The science of ethics is faced with a double task owing to the nature of man’s evolution and history. Human societies have been built upon a basis which is not that of justice and right, but upon the basis of force and tyranny—in short, upon war. There is, therefore, for the moralist the twin duty of constructing laws and principles for the true society founded upon an ethical basis, that is to say on conceptions of Justice, while at the same time he must give practical advice to his fellows living and striving in present society, where a continual state of war exists owing to the operation of force and tyranny in place of justice, and he must so apply his principles that they may be capable of moving this unjust existing society progressively towards the ideal society.

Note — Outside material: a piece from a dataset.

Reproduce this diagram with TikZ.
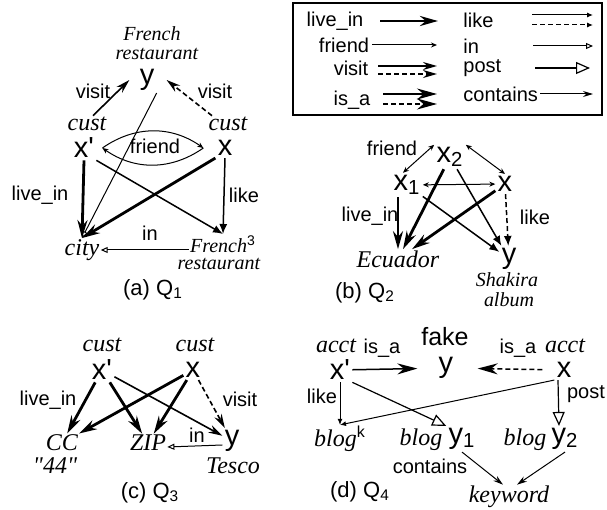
\documentclass[tikz,border=0pt]{standalone}
\usepackage{fontspec}
\setmainfont{Liberation Serif}
\setsansfont{Liberation Sans}
\usetikzlibrary{arrows.meta}

\begin{document}
\begin{tikzpicture}[x=0.5pt, y=0.5pt,
  var/.style={font=\sffamily\fontsize{14.5}{14}\selectfont, inner sep=1pt},
  typ/.style={font=\itshape\fontsize{12}{12}\selectfont, inner sep=0.5pt},
  typs/.style={font=\itshape\fontsize{10}{10}\selectfont, inner sep=0.5pt},
  lbl/.style={font=\sffamily\fontsize{10}{10}\selectfont, inner sep=0.5pt},
  captxt/.style={font=\sffamily\fontsize{11}{11}\selectfont},
  livein/.style={-{Stealth[length=9pt, width=5pt]}, line width=1.4pt},
  friendarr/.style={-{Stealth[length=3pt, width=2.5pt]}, line width=0.5pt},
  friendtwo/.style={{Stealth[length=3pt, width=2.5pt]}-{Stealth[length=3pt, width=2.5pt]}, line width=0.5pt},
  visitarr/.style={-{Stealth[length=7pt, width=4pt]}, line width=0.8pt},
  isaarr/.style={-{Stealth[length=10pt, width=5.5pt]}, line width=0.75pt},
  likearr/.style={-{Latex[length=5pt, width=4pt]}, line width=0.75pt},
  likethin/.style={-{Latex[length=3pt, width=2.5pt]}, line width=0.5pt},
  inarr/.style={-{Triangle[open, length=3.5pt, width=3pt]}, line width=0.5pt},
  postarr/.style={-{Triangle[open, length=7pt, width=6pt]}, line width=0.6pt},
  containsarr/.style={-{Stealth[length=5pt, width=3pt]}, line width=0.5pt},
  dsh/.style={dash pattern=on 2.5pt off 1.5pt}
]
  \useasboundingbox (0,0) rectangle (607,510);

  % (a)
  \node[typs] (frA) at (152,476) {French};
  \node[typs] (rsA) at (157,456) {restaurant};
  \node[var] (yA) at (147,430) {y};
  \node[lbl] (vA1) at (93,419) {visit};
  \node[lbl] (vA2) at (215,419) {visit};
  \node[typ] (cA1) at (87,386) {cust};
  \node[typ] (cA2) at (228,386) {cust};
  \node[var] (xpA) at (84,362) {x\textquotesingle};
  \node[var] (xA) at (225,362) {x};
  \node[lbl] (fA) at (155,364) {friend};
  \node[lbl] (liA) at (40,315) {live\_in};
  \node[lbl] (lkA) at (244,315) {like};
  \node[typ] (cityA) at (82,260) {city};
  \node[typs] (frA3) at (223,266) {French\textsuperscript{\sffamily\upshape 3}};
  \node[typs] (rsA3) at (219,246) {restaurant};
  \node[lbl] (inA) at (150,277) {in};
  \node[captxt] (capA) at (153,220) {(a) Q\textsubscript{1}};

  \draw[visitarr] ([xshift=3pt]cA1.north) -- ([xshift=-4pt]yA.west);
  \draw[visitarr, dsh] ([xshift=-8pt]cA2.north) -- ([xshift=5pt]yA.east);
  \draw[friendarr] ([xshift=3pt]xpA.east) to[out=35, in=145] ([xshift=-6pt]xA.west);
  \draw[friendarr] ([xshift=-6pt]xA.west) to[out=-145, in=-35] ([xshift=3pt]xpA.east);
  \draw[livein] (xpA.south) -- (cityA.north);
  \draw[livein] (xA.south west) -- (cityA.north);
  \draw[inarr] (yA.south east) -- (cityA.north);
  \draw[likearr] (xA.south) -- (frA3.north);
  \draw[likearr] (xpA.south east) -- (frA3.north);
  \draw[inarr] (frA3.west |- cityA) -- (cityA);

  % legend
  \draw[line width=0.9pt] (293,395) rectangle (602,507);
  \node[lbl] (lgLive) at (335,489) {live\_in};
  \node[lbl] (lgFriend) at (344,465) {friend};
  \node[lbl] (lgVisit) at (351,442) {visit};
  \node[lbl] (lgIsa) at (352,410) {is\_a};
  \node[lbl, anchor=west] (lgLike) at (462,490) {like};
  \node[lbl, anchor=west] (lgIn) at (462,464) {in};
  \node[lbl, anchor=west] (lgPost) at (462,442) {post};
  \node[lbl, anchor=west] (lgCont) at (462,416) {contains};
  \coordinate (l1a) at (380,489); \coordinate (l1b) at (438,489);
  \coordinate (l2a) at (372,465); \coordinate (l2b) at (437,465);
  \coordinate (l3a) at (378,444); \coordinate (l3b) at (437,444);
  \coordinate (l4a) at (378,436); \coordinate (l4b) at (437,436);
  \coordinate (l5a) at (383,416); \coordinate (l5b) at (437,416);
  \coordinate (l6a) at (383,406); \coordinate (l6b) at (437,406);
  \coordinate (r1a) at (532,495); \coordinate (r1b) at (593,495);
  \coordinate (r2a) at (532,485); \coordinate (r2b) at (593,485);
  \coordinate (r3a) at (533,464); \coordinate (r3b) at (593,464);
  \coordinate (r4a) at (535,442); \coordinate (r4b) at (590,442);
  \coordinate (r5a) at (540,416); \coordinate (r5b) at (593,416);
  \draw[livein] (l1a) -- (l1b);
  \draw[friendarr] (l2a) -- (l2b);
  \draw[visitarr] (l3a) -- (l3b);
  \draw[visitarr, dsh] (l4a) -- (l4b);
  \draw[isaarr] (l5a) -- (l5b);
  \draw[isaarr, dsh] (l6a) -- (l6b);
  \draw[likethin] (r1a) -- (r1b);
  \draw[likethin, dsh] (r2a) -- (r2b);
  \draw[inarr] (r3a) -- (r3b);
  \draw[postarr] (r4a) -- (r4b);
  \draw[containsarr] (r5a) -- (r5b);

  % (b)
  \node[var] (x2B) at (450,353) {x\textsubscript{2}};
  \node[lbl] (fB) at (392,362) {friend};
  \node[var] (x1B) at (407,325) {x\textsubscript{1}};
  \node[var] (xB) at (505,326) {x};
  \node[lbl] (liB) at (370,294) {live\_in};
  \node[lbl] (lkB) at (535,293) {like};
  \node[typ] (ecB) at (398,251) {Ecuador};
  \node[var] (yB) at (509,251) {y};
  \node[typs] (shB1) at (507,230) {Shakira};
  \node[typs] (shB2) at (509,210) {album};
  \node[captxt] (capB) at (365,217) {(b) Q\textsubscript{2}};

  \draw[friendtwo] (x2B.north west) -- ([xshift=-2pt]x1B.north);
  \draw[friendtwo] (x2B.north east) -- (xB.north);
  \draw[friendtwo] (x1B) -- (xB);
  \draw[livein] (x1B.south -| ecB.north) -- (ecB.north);
  \draw[livein] (x2B) -- (ecB);
  \draw[livein] (xB) -- (ecB);
  \draw[likearr] (x2B) -- (yB);
  \draw[likearr] (x1B) -- (yB);
  \draw[likearr, dsh] (xB) -- (yB);

  % (c)
  \node[typ] (cC1) at (102,165) {cust};
  \node[typ] (cC2) at (195,165) {cust};
  \node[var] (xpC) at (102,140) {x\textquotesingle};
  \node[var] (xC) at (193,140) {x};
  \node[lbl] (liC) at (48,110) {live\_in};
  \node[lbl] (vC) at (240,111) {visit};
  \node[typ] (ccC) at (62,67) {CC};
  \node[typ] (q44C) at (55,44) {\textquotedbl 44\textquotedbl};
  \node[typ] (zipC) at (148,67) {ZIP};
  \node[var] (yC) at (232,69) {y};
  \node[typ] (tescoC) at (233,44) {Tesco};
  \node[lbl] (inC) at (197,75) {in};
  \node[captxt] (capC) at (150,17) {(c) Q\textsubscript{3}};

  \draw[livein] (xpC) -- (ccC);
  \draw[livein] (xpC) -- (zipC);
  \draw[visitarr] (xpC) -- (yC);
  \draw[livein] (xC) -- (ccC);
  \draw[livein] (xC) -- (zipC);
  \draw[visitarr, dsh] (xC) -- (yC);
  \draw[inarr] ([yshift=-2pt]yC.west) -- ([yshift=-2pt]zipC.east);

  % (d)
  \node[typ] (acD1) at (336,164) {acct};
  \node[lbl] (isD1) at (382,162) {is\_a};
  \node[var, font=\sffamily\fontsize{12.5}{12}\selectfont] (fkD) at (445,173) {fake};
  \node[lbl] (isD2) at (518,162) {is\_a};
  \node[typ] (acD2) at (565,164) {acct};
  \node[var] (xpD) at (340,140) {x\textquotesingle};
  \node[var] (yD) at (446,142) {y};
  \node[var] (xD) at (564,140) {x};
  \node[lbl] (lkD) at (322,114) {like};
  \node[lbl] (poD) at (586,116) {post};
  \node[typ] (bkD) at (340,71) {blog\textsuperscript{\sffamily\upshape k}};
  \node[typ] (bD1) at (421,70) {blog};
  \node[var] (y1D) at (462,71) {y\textsubscript{1}};
  \node[typ] (bD2) at (525,70) {blog};
  \node[var] (y2D) at (565,71) {y\textsubscript{2}};
  \node[lbl] (ctD) at (430,44) {contains};
  \node[typ] (kwD) at (509,13) {keyword};
  \node[captxt] (capD) at (360,18) {(d) Q\textsubscript{4}};

  \draw[isaarr, shorten >=9.5pt] (xpD) -- (yD);
  \draw[isaarr, dsh, shorten <=6pt, shorten >=11pt] (xD) -- (yD);
  \draw[likethin] (xpD) -- (bkD);
  \draw[likethin] (xD.south west) -- (bkD.north);
  \draw[postarr] (xpD.south east) -- (y1D.north west);
  \draw[postarr] ([xshift=-3pt]xD.south) -- ([xshift=-3pt]y2D.north);
  \draw[containsarr] (y1D.south) -- ([xshift=-3pt]kwD.north);
  \draw[containsarr] (y2D.south) -- ([xshift=4pt]kwD.north);
\end{tikzpicture}
\end{document}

In our account of Renouvier’s “Philosophy of History” we brought out his insistence upon war as the essential feature of man’s life on this planet, as the basis of our present “civilisation.” Here he proclaims it again in his ethics.[[21]] War reigns everywhere: it is around us and within us—individuals, families, tribes, classes, nations and races. He includes in the term much more than open fighting with guns. The distribution of wealth, of property (especially of land), wages, custom duties, diplomacy, fraud, violence, bigotry, orthodoxy, and persecution, lies themselves, are all, to him, forms of war. Its most ludicrous stronghold is among men who pride themselves on being at peace with all men, while they force their idea of God upon other men’s consciences. Religious intolerance is one, and a very absurd kind of warfare.[[22]]

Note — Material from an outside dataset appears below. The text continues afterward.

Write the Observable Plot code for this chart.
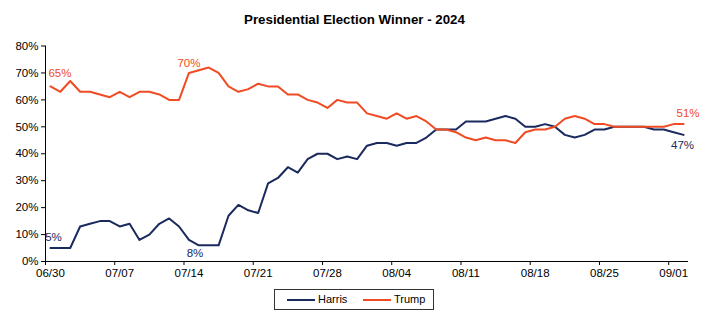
<!DOCTYPE html>
<html><head><meta charset="utf-8">
<script src="https://cdn.jsdelivr.net/npm/d3@7"></script>
<script src="https://cdn.jsdelivr.net/npm/@observablehq/plot@0.6"></script>
<style>
body{margin:0;background:#fff;font-family:"Liberation Sans",Arial,sans-serif;}
#wrap{position:relative;width:709px;height:327px;}
#title{position:absolute;top:12px;left:0;width:709px;text-align:center;font-weight:bold;font-size:13.3px;line-height:16px;color:#000;}
#chart{position:absolute;top:30px;left:0;}
#legend{position:absolute;left:274px;top:289px;width:158px;height:19px;border:1.5px solid #333;font-size:11px;color:#000;}
.sw{position:absolute;top:9px;height:2px;}
.lt{position:absolute;top:3px;line-height:13px;}
</style>
</head><body>
<div id="wrap">
  <div id="title">Presidential Election Winner - 2024</div>
  <div id="chart"></div>
  <div id="legend">
    <div class="sw" id="swH" style="left:12px;width:28px;"></div><div class="lt" style="left:43px;">Harris</div>
    <div class="sw" id="swT" style="left:88px;width:28px;"></div><div class="lt" style="left:119px;">Trump</div>
  </div>
</div>
<script>
const startDate = "2024-06-30";
const endDate = "2024-09-03";
const seriesNames = ["Harris", "Trump"];
const seriesColors = ["#1b2a5e", "#f04b23"];
const harris = [5,5,5,13,14,15,15,13,14,8,10,14,16,13,8,6,6,6,17,21,19,18,29,31,35,33,38,40,40,38,39,38,43,44,44,43,44,44,46,49,49,49,52,52,52,53,54,53,50,50,51,50,47,46,47,49,49,50,50,50,50,49,49,48,47];
const trump = [65,63,67,63,63,62,61,63,61,63,63,62,60,60,70,71,72,70,65,63,64,66,65,65,62,62,60,59,57,60,59,59,55,54,53,55,53,54,52,49,49,48,46,45,46,45,45,44,48,49,49,50,53,54,53,51,51,50,50,50,50,50,50,51,51];
const tickLabels = ["06/30","07/07","07/14","07/21","07/28","08/04","08/11","08/18","08/25","09/01"];
const yTicks = [0,10,20,30,40,50,60,70,80];

document.getElementById("swH").style.background = seriesColors[0];
document.getElementById("swT").style.background = seriesColors[1];

const start = new Date(startDate + "T00:00:00Z");
const dayOf = i => d3.utcHour.offset(d3.utcDay.offset(start, i), 12);
const harrisRows = harris.map((v, i) => ({date: dayOf(i), value: v}));
const trumpRows = trump.map((v, i) => ({date: dayOf(i), value: v}));
const tickDates = tickLabels.map(s => new Date("2024-" + s.replace("/", "-") + "T00:00:00Z"));
const labelDates = tickDates.map(d => d3.utcHour.offset(d, 12));
const labelMap = new Map(labelDates.map((d, i) => [+d, tickLabels[i]]));
const last = harris.length - 1;

const chart = Plot.plot({
  width: 709, height: 252,
  marginTop: 15.5, marginBottom: 21, marginLeft: 45, marginRight: 21,
  style: {fontFamily: "Liberation Sans, Arial, sans-serif", fontSize: "11.5px", color: "#000", background: "transparent"},
  x: {type: "utc", domain: [start, new Date(endDate + "T00:00:00Z")], label: null},
  y: {domain: [0, 80], label: null},
  marks: [
    Plot.axisY({ticks: yTicks, tickSize: 4, tickPadding: 3, tickFormat: d => d + "%", label: null}),
    Plot.axisX({ticks: tickDates, tickSize: 4, tickFormat: () => "", label: null}),
    Plot.axisX({ticks: labelDates, tickSize: 0, tickPadding: 7, tickFormat: d => labelMap.get(+d), label: null}),
    Plot.ruleY([0], {stroke: "#000"}),
    Plot.ruleX([start], {stroke: "#000"}),
    Plot.line(harrisRows, {x: "date", y: "value", stroke: seriesColors[0], strokeWidth: 2}),
    Plot.line(trumpRows, {x: "date", y: "value", stroke: seriesColors[1], strokeWidth: 2}),
    Plot.text([trumpRows[0]], {x: "date", y: "value", text: d => d.value + "%", fill: seriesColors[1], dx: 9.5, dy: -13, fontSize: 11.5}),
    Plot.text([harrisRows[0]], {x: "date", y: "value", text: d => d.value + "%", fill: seriesColors[0], dx: 3, dy: -10.5, fontSize: 11.5}),
    Plot.text([trumpRows[14]], {x: "date", y: "value", text: d => d.value + "%", fill: seriesColors[1], dx: 0, dy: -9.5, fontSize: 11.5}),
    Plot.text([harrisRows[14]], {x: "date", y: "value", text: d => d.value + "%", fill: seriesColors[0], dx: 6, dy: 13, fontSize: 11.5}),
    Plot.text([trumpRows[last]], {x: "date", y: "value", text: d => d.value + "%", fill: seriesColors[1], dx: 4.5, dy: -10.5, fontSize: 11.5}),
    Plot.text([harrisRows[last]], {x: "date", y: "value", text: d => d.value + "%", fill: seriesColors[0], dx: -1, dy: 10.5, fontSize: 11.5})
  ]
});
document.getElementById("chart").appendChild(chart);
</script>
</body></html>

[21] Science de la Morale, vol. I, p. 332.
[22] Renouvier sums up its spirit in the words: “Crois ce que je crois moi, où je te tue” (La Nouvelle Monadologie).

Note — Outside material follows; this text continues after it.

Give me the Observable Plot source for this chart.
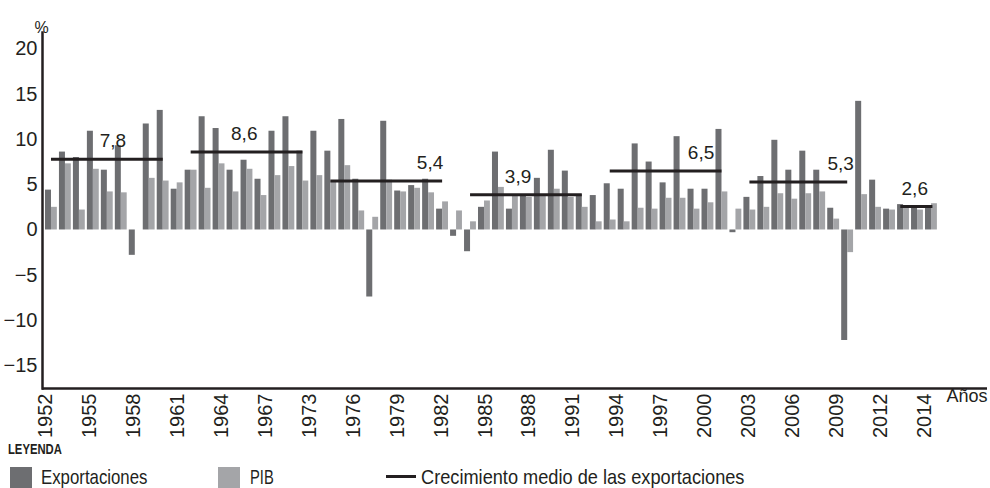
<!DOCTYPE html>
<html><head><meta charset="utf-8">
<script src="https://cdn.jsdelivr.net/npm/d3@7"></script>
<script src="https://cdn.jsdelivr.net/npm/@observablehq/plot@0.6"></script>
<style>
html,body{margin:0;padding:0;background:#fff;overflow:hidden;}
#wrap{position:relative;width:990px;height:488px;color:#231f20;}
#chart{position:absolute;left:0;top:0;}
.leg{position:absolute;white-space:nowrap;font-family:"Liberation Sans",Arial,sans-serif;font-size:21px;line-height:21px;transform-origin:0 50%;}
.ttl{font-weight:bold;font-size:15px;line-height:15px;}
.sw{position:absolute;width:22px;height:21px;}
.ln{position:absolute;height:3px;background:#231f20;}
</style></head><body><div id="wrap"><div id="chart"></div>
<div class="leg ttl" style="left:8px;top:441px;transform:scaleX(0.75);">LEYENDA</div>
<div class="sw" id="swExp" style="left:10px;top:467px;"></div>
<div class="leg" style="left:41px;top:466px;transform:scaleX(0.8);">Exportaciones</div>
<div class="sw" id="swPib" style="left:218px;top:467px;"></div>
<div class="leg" style="left:250px;top:466px;transform:scaleX(0.7);">PIB</div>
<div class="ln" style="left:386px;top:475px;width:30px;"></div>
<div class="leg" style="left:421px;top:466px;transform:scaleX(0.866);">Crecimiento medio de las exportaciones</div>
</div>
<script>
const years = [1952,1953,1954,1955,1956,1957,1958,1959,1960,1961,1962,1963,1964,1965,1966,1967,1968,1969,1970,1971,1972,1973,1974,1975,1976,1977,1978,1979,1980,1981,1982,1983,1984,1985,1986,1987,1988,1989,1990,1991,1992,1993,1994,1995,1996,1997,1998,1999,2000,2001,2002,2003,2004,2005,2006,2007,2008,2009,2010,2011,2012,2013,2014,2015];
const exportaciones = [4.4,8.6,8.0,10.9,6.6,9.3,-2.8,11.7,13.2,4.5,6.6,12.5,11.2,6.6,7.7,5.6,10.9,12.5,8.7,10.9,8.7,12.2,5.6,-7.4,12.0,4.3,4.9,5.6,2.3,-0.7,-2.4,2.5,8.6,2.3,3.9,5.7,8.8,6.5,3.9,3.8,5.1,4.5,9.5,7.5,5.2,10.3,4.5,4.5,11.1,-0.3,3.6,5.9,9.9,6.6,8.7,6.6,2.4,-12.2,14.2,5.5,2.3,2.8,2.4,2.4];
const pib = [2.5,7.3,2.2,6.7,4.2,4.1,0,5.7,5.4,5.2,6.6,4.6,7.3,4.2,6.7,3.8,6.0,7.0,5.4,6.0,5.4,7.1,2.1,1.4,5.5,4.2,4.6,4.1,3.1,2.1,0.9,3.2,4.7,3.9,3.6,3.9,4.5,3.6,2.5,0.9,1.1,0.9,2.4,2.3,3.5,3.5,2.3,3.0,4.2,2.3,2.2,2.5,4.0,3.4,4.0,4.2,1.2,-2.5,3.9,2.5,2.2,2.4,2.2,2.9];
const tickLabels = ["1952","1955","1958","1961","1964","1967","1973","1976","1979","1982","1985","1988","1991","1994","1997","2000","2003","2006","2009","2012","2014"];
const periodStart = [1952,1962,1972,1982,1992,2002,2012.8];
const periodEnd = [1960,1970,1980,1990,2000,2009,2015.1];
const periodMean = [7.8,8.6,5.4,3.9,6.5,5.3,2.6];
const periodLabelYear = [1956.9,1966.3,1979.6,1985.9,1999.0,2009.0,2014.3];
const yTicks = [-15,-10,-5,0,5,10,15,20];

const DARK = "#6d6e71", LIGHT = "#a4a5a8", INK = "#231f20";
document.getElementById("swExp").style.background = DARK;
document.getElementById("swPib").style.background = LIGHT;

const rows = years.map((year, i) => ({year, exp: exportaciones[i], pib: pib[i]}));
const periods = periodMean.map((m, i) => ({start: periodStart[i], end: periodEnd[i], mean: m, labelAt: periodLabelYear[i], label: m.toFixed(1).replace(".", ",")}));
const nLabelCats = (tickLabels.length - 1) * 3 + 1;
const span = years.length;
const ticks = tickLabels.map((t, k) => ({pos: years[0] + (3 * k + 0.5) * span / nLabelCats, label: t}));
const yDomain = [-17.5, 21.8];
const NUM = "Liberation Sans, Arial, sans-serif";

const chart = Plot.plot({
  width: 990, height: 440,
  marginLeft: 42, marginRight: 3, marginTop: 32, marginBottom: 52,
  style: {fontFamily: NUM, color: INK, background: "white", overflow: "visible"},
  x: {type: "linear", domain: [years[0], years[0] + span], range: [44, 938], axis: null},
  y: {domain: yDomain},
  marks: [
    Plot.rect(rows, {x1: d => d.year + 0.07, x2: d => d.year + 0.5, y1: d => 0, y2: "exp", fill: DARK}),
    Plot.rect(rows, {x1: d => d.year + 0.5, x2: d => d.year + 0.92, y1: d => 0, y2: "pib", fill: LIGHT}),
    Plot.ruleY(periods, {x1: d => d.start + 0.5, x2: d => d.end + 0.5, y: "mean", stroke: INK, strokeWidth: 3}),
    Plot.text(periods, {x: "labelAt", y: "mean", text: "label", dy: -18, fontSize: 19, fill: INK}),
    Plot.axisY(yTicks, {tickSize: 0, tickPadding: 5, fontSize: 20, label: null, fill: INK}),
    Plot.ruleY([yDomain[0]], {stroke: INK, strokeWidth: 2.5}),
    Plot.frame({anchor: "left", stroke: INK, strokeWidth: 2.5}),
    Plot.text(ticks, {x: "pos", text: "label", frameAnchor: "bottom", rotate: -90, textAnchor: "end", dy: 5, fontSize: 20, fill: INK}),
    Plot.text(["%"], {text: d => d, frameAnchor: "top-left", dx: -8, dy: -11, fontSize: 16, fill: INK}),
    Plot.text(["Años"], {text: d => d, frameAnchor: "bottom-right", textAnchor: "end", dy: 13, fontSize: 18, fill: INK})
  ]
});
document.getElementById("chart").appendChild(chart);
</script></body></html>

The principle of justice confers upon the person a certain “right of defence” in the midst of all this existing varied warfare of mankind. It involves, according to Renouvier, resistance. The just man cannot stand by and see the unjust man oppress his fellow so that the victim is “obliged to give up his waistcoat after having had his coat torn from him.” Otherwise we must confuse the just with the saintly man who only admits one law—namely, that of sacrifice. But Renouvier will have us be clear as to the price involved in all this violent resistance. It means calling up powers of evil, emissaries of injustice. He does not found his “right of defence” on rational right; it is to misconceive it so to found it. We must recognise the use of violence and force, even in self-defence, as in itself evil, an evil necessitated by facts which do not conform to the rules of peace and justice themselves. It is to a large degree necessary, unfortunately, but is none the less evil and to be frankly regarded as evil, and likely to multiply evil in the world, owing to the tremendous solidarity of wickedness of which Renouvier has already spoken in history. It is the absence of the reign of justice which necessitates these conflicts, and we have to content ourselves with a conception of actual “right,” a conception already based on war, not with one of “rational right” or justice.